Large spend values attract large suppliers with the notion being procurement teams can exercise their leverage and use economies of scale to secure better pricing.
Lower spend values attract smaller suppliers and generally there are a lot more of them in the marketplace, which can equate to increased competition and better savings.
Perhaps the price differences seen with the police, assuming they are not associated with contractual or specification issues, are less to do with failure to aggregate demand and more to do with ineffective negotiations for their own requirements?
One step forward, two steps back
One adverse side-effect to bundling up contracts into an aggregated demand is that it diminishes competition.
Taking say £200m of spend that is today fragmented across many hundreds of suppliers and bundling it into a single contract prohibits SMEs from retaining business. As a result some may perish whilst others downsize. The large company that wins the contract swells significantly to cope with the demand whilst other large businesses (if there are any) stay as they are or also downsize from losing their portion of the fragmented spend.
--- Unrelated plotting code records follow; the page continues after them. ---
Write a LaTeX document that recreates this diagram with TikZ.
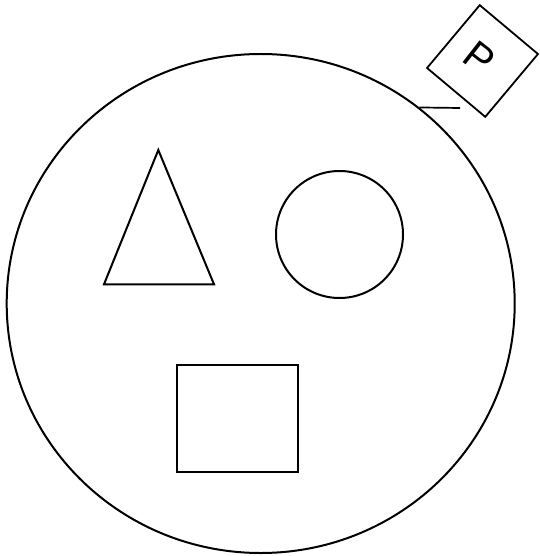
\documentclass[tikz,border=0pt]{standalone}
\usepackage{fontspec}
\setmainfont{Liberation Sans}
\usetikzlibrary{shapes.geometric}
\begin{document}
\begin{tikzpicture}[x=1pt,y=-1pt,
  shape line/.style={draw=black, line width=2pt},
  lbox/.style={shape line, rectangle, inner sep=0pt},
  ]
\useasboundingbox (0,0) rectangle (539,556);
% outer circle
\node[shape line, ellipse, inner sep=0pt, minimum width=508pt, minimum height=499pt] (outer) at (260.7,303.5) {};
% triangle
\coordinate (ta) at (158.3,150);
\coordinate (tb) at (104,284.3);
\coordinate (tc) at (214,284.3);
\draw[shape line, line join=miter] (ta) -- (tb) -- (tc) -- cycle;
% small circle
\node[shape line, circle, inner sep=0pt, minimum size=127pt] (circ) at (339.5,234.5) {};
% square
\node[lbox, minimum width=121.6pt, minimum height=107.3pt] (sq) at (237.5,418.6) {};
% P box
\node[lbox, line width=1.8pt, rotate=-40, minimum width=76pt, minimum height=82pt] (pbox) at (482.5,61) {};
\node[rotate=-38, font=\fontsize{40}{40}\selectfont, inner sep=0pt] (ptext) at (479.5,57.8) {P};
% line
\coordinate (lend) at (460,108);
\draw[line width=1.7pt] (outer.51.1) -- (lend);
\end{tikzpicture}
\end{document}
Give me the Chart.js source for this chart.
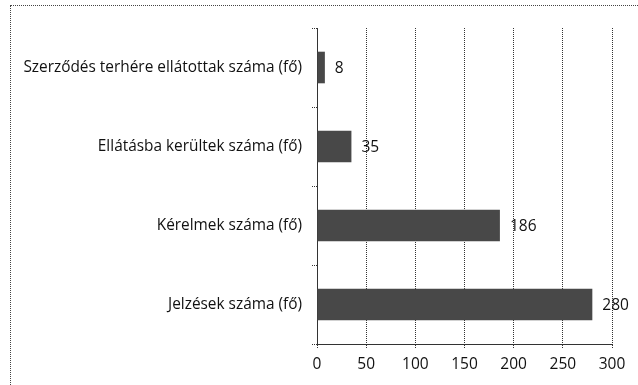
<!DOCTYPE html>
<html>
<head>
<meta charset="utf-8">
<script src="https://cdn.jsdelivr.net/npm/chart.js@4/dist/chart.umd.min.js"></script>
<style>
    body { margin: 0; background: #fff; overflow: hidden; }
    #frame {
        position: absolute; left: 10px; top: 5px;
        width: 700px; height: 450px;
        border: 1px dotted #444;
    }
    #chart { position: absolute; left: 0; top: 0; }
</style>
</head>
<body>
<div id="frame"></div>
<canvas id="chart" width="638" height="385"></canvas>
<script>
const categories = [
    'Szerződés terhére ellátottak száma (fő)',
    'Ellátásba kerültek száma (fő)',
    'Kérelmek száma (fő)',
    'Jelzések száma (fő)'
];
const values = [8, 35, 186, 280];
const xTicks = [0, 50, 100, 150, 200, 250, 300];

const FONT = '"Open Sans", Lato, sans-serif';

// prints each bar's value just past its end
const valueLabels = {
    id: 'valueLabels',
    afterDatasetsDraw(chart) {
        const ctx = chart.ctx;
        const meta = chart.getDatasetMeta(0);
        ctx.save();
        ctx.font = '15.5px ' + FONT;
        ctx.fillStyle = '#111';
        ctx.textAlign = 'left';
        ctx.textBaseline = 'middle';
        meta.data.forEach((bar, i) => {
            ctx.fillText(String(values[i]), bar.x + 10, bar.y + 1);
        });
        ctx.restore();
    }
};

new Chart(document.getElementById('chart'), {
    type: 'bar',
    data: {
        labels: categories,
        datasets: [{
            data: values,
            backgroundColor: '#484848',
            borderWidth: 0,
            barPercentage: 0.4,
            categoryPercentage: 1
        }]
    },
    options: {
        indexAxis: 'y',
        responsive: false,
        animation: false,
        events: [],
        layout: { padding: { top: 28, right: 26, left: 0, bottom: 0 } },
        plugins: { legend: { display: false }, tooltip: { enabled: false } },
        scales: {
            x: {
                min: 0, max: 300,
                afterBuildTicks: s => { s.ticks = xTicks.map(v => ({ value: v })); },
                afterFit: s => { s.height = 41; },
                grid: {
                    color: '#333',
                    tickLength: 5,
                    tickBorderDash: [1, 1],
                    borderDash: [1, 1]
                },
                border: { color: '#333', dash: [1, 1] },
                ticks: {
                    color: '#111',
                    font: { family: FONT, size: 15.5 },
                    padding: 6
                }
            },
            y: {
                afterFit: s => { s.width = 317; },
                grid: {
                    drawOnChartArea: false,
                    color: '#333',
                    tickLength: 5,
                    tickBorderDash: [1, 1],
                    offset: true
                },
                border: { color: '#333', dash: [1, 1] },
                ticks: {
                    color: '#111',
                    font: { family: FONT, size: 15.4 },
                    padding: 10
                }
            }
        }
    },
    plugins: [valueLabels]
});
</script>
</body>
</html>
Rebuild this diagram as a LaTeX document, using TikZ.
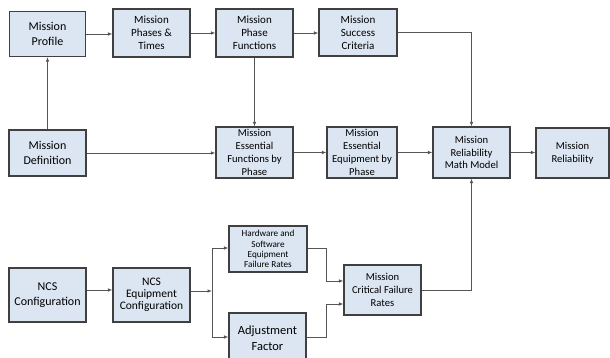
\documentclass[tikz,border=0pt]{standalone}
\usepackage{fontspec}
\setmainfont{Carlito}
\usetikzlibrary{arrows.meta}
\definecolor{boxfill}{HTML}{DCE6F2}
\definecolor{boxline}{HTML}{404040}
\definecolor{wire}{HTML}{555555}
\tikzset{
  blk/.style={draw=boxline, fill=boxfill, line width=1.1pt, align=center,
    inner sep=0pt, minimum width=77pt, minimum height=48pt,
    font=\fontsize{11}{13}\selectfont},
  big/.style={font=\fontsize{12}{15}\selectfont},
  small/.style={font=\fontsize{9.2}{10.2}\selectfont},
  mid/.style={font=\fontsize{10.6}{12.8}\selectfont},
  arr/.style={draw=wire, line width=0.8pt, -{Latex[length=4.5pt,width=3.6pt]}},
  ln/.style={draw=wire, line width=0.8pt},
}
\begin{document}
\begin{tikzpicture}[x=1pt, y=-1pt]
\useasboundingbox (0,0) rectangle (610,358);
\begin{scope}
\clip (0,0) rectangle (610,358);
% top row
\node[blk, big, minimum width=76pt, minimum height=45pt] (prof) at (47.5,34) {Mission\\Profile};
\node[blk] (phases) at (151.5,33) {Mission\\Phases \&\\Times};
\node[blk] (pfunc) at (254.5,33) {Mission\\Phase\\Functions};
\node[blk, minimum width=78pt, minimum height=47pt] (succ) at (358,32.5) {Mission\\Success\\Criteria};
% middle row
\node[blk, big, minimum height=46pt] (mdef) at (47.5,153) {Mission\\Definition};
\node[blk, mid, minimum height=51pt] (efunc) at (254.5,152.5) {Mission\\Essential\\Functions by\\Phase};
\node[blk, mid, minimum width=70pt, minimum height=51pt] (eequip) at (362,152.5) {Mission\\Essential\\Equipment by\\Phase};
\node[blk, mid, minimum height=51pt] (model) at (471.5,152.5) {Mission\\Reliability\\Math Model};
\node[blk, mid, minimum width=73pt, minimum height=50pt] (rel) at (572.5,153) {Mission\\Reliability};
% bottom rows
\node[blk, big, minimum height=54pt] (ncs) at (47.5,295) {NCS\\Configuration};
\node[blk, big, font=\fontsize{11.5}{12}\selectfont, minimum height=54pt] (ncseq) at (151.5,295) {NCS\\Equipment\\Configuration};
\node[blk, small, minimum width=78pt, minimum height=46pt] (hw) at (268,249) {Hardware and\\Software\\Equipment\\Failure Rates};
\node[blk, font=\fontsize{12.5}{15.5}\selectfont, minimum height=50pt] (adj) at (267.5,338) {Adjustment\\Factor};
\node[blk, mid, minimum height=50pt] (crit) at (382.5,290) {Mission\\Critical Failure\\Rates};
\coordinate (jn) at (212,291);
% connectors
\draw[arr] (prof.east) -- (phases.west |- prof.east);
\draw[arr] (phases) -- (pfunc);
\draw[arr] (pfunc) -- (succ.west |- pfunc.east);
\draw[arr] (mdef.north) -- (prof.south);
\draw[arr] (pfunc.south) -- (efunc.north);
\draw[arr] (succ.east) -| (model.north);
\draw[arr] (mdef.east) -- (efunc.west |- mdef.east);
\draw[arr] (efunc) -- (eequip);
\draw[arr] (eequip) -- (model);
\draw[arr] (model.east) -- (rel.west |- model.east);
\draw[arr] (ncs.east |- 0,290) -- (ncseq.west |- 0,290);
\draw[arr] (ncseq.east |- jn) -- (jn);
\draw[arr] (jn) |- ([yshift=1pt]hw.west);
\draw[arr] (jn) |- ([yshift=1pt]adj.west);
\draw[arr] ([yshift=1pt]hw.east) -- ++(19,0) |- ([yshift=9pt]crit.west);
\draw[arr] ([yshift=1pt]adj.east) -- ++(20,0) |- ([yshift=-14pt]crit.west);
\draw[arr] (crit.east) -| (model.south);
\end{scope}
\end{tikzpicture}
\end{document}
Fast forward a year and the market only has one real candidate who can cater for the demand – the incumbent. This becomes a very poor market to negotiate in.
And so the cycle continues whereby it is decided to fragment the contract into smaller packages to increase competition, except this time there isn’t as much liquidity. So we’re back where we started except with worse market conditions.
Innovation triumphs over imitation
As we’ve just noted, consolidated contracts diminish competition. With less competition, there is less imperative to differentiate. There will be fewer SMEs in the market and they are typically regarded as the key source of innovation with their agility and drive to increase market share. Local police authorities will have their hands tied and won’t be able to engage with the SMEs and so those remaining will have little incentive to innovate.
Furthermore, the other suggested strategy in the BBC article was to standardise the products. This again reduces innovation, as the product spec. would be based on what already exists, not would could be. Once that spec. is agreed, the market is closed out to new ideas. This contradicts with the relatively recentreforms to the EU Procurement Directives.
So what should we do?
We should be focusing on driving the market forward and negotiating effectively within that market. A fragmented market can be your best friend, not your enemy. Procure on best value, not just best price. Don’t focus on Purchase Price Variance but on lifetime costs. Improve through innovation.
We could go on but there’s a risk we’re sounding like a Baz Luhrmann song!
Hopefully we make ourselves clear but more importantly, what do you think about this suggested police procurement strategy?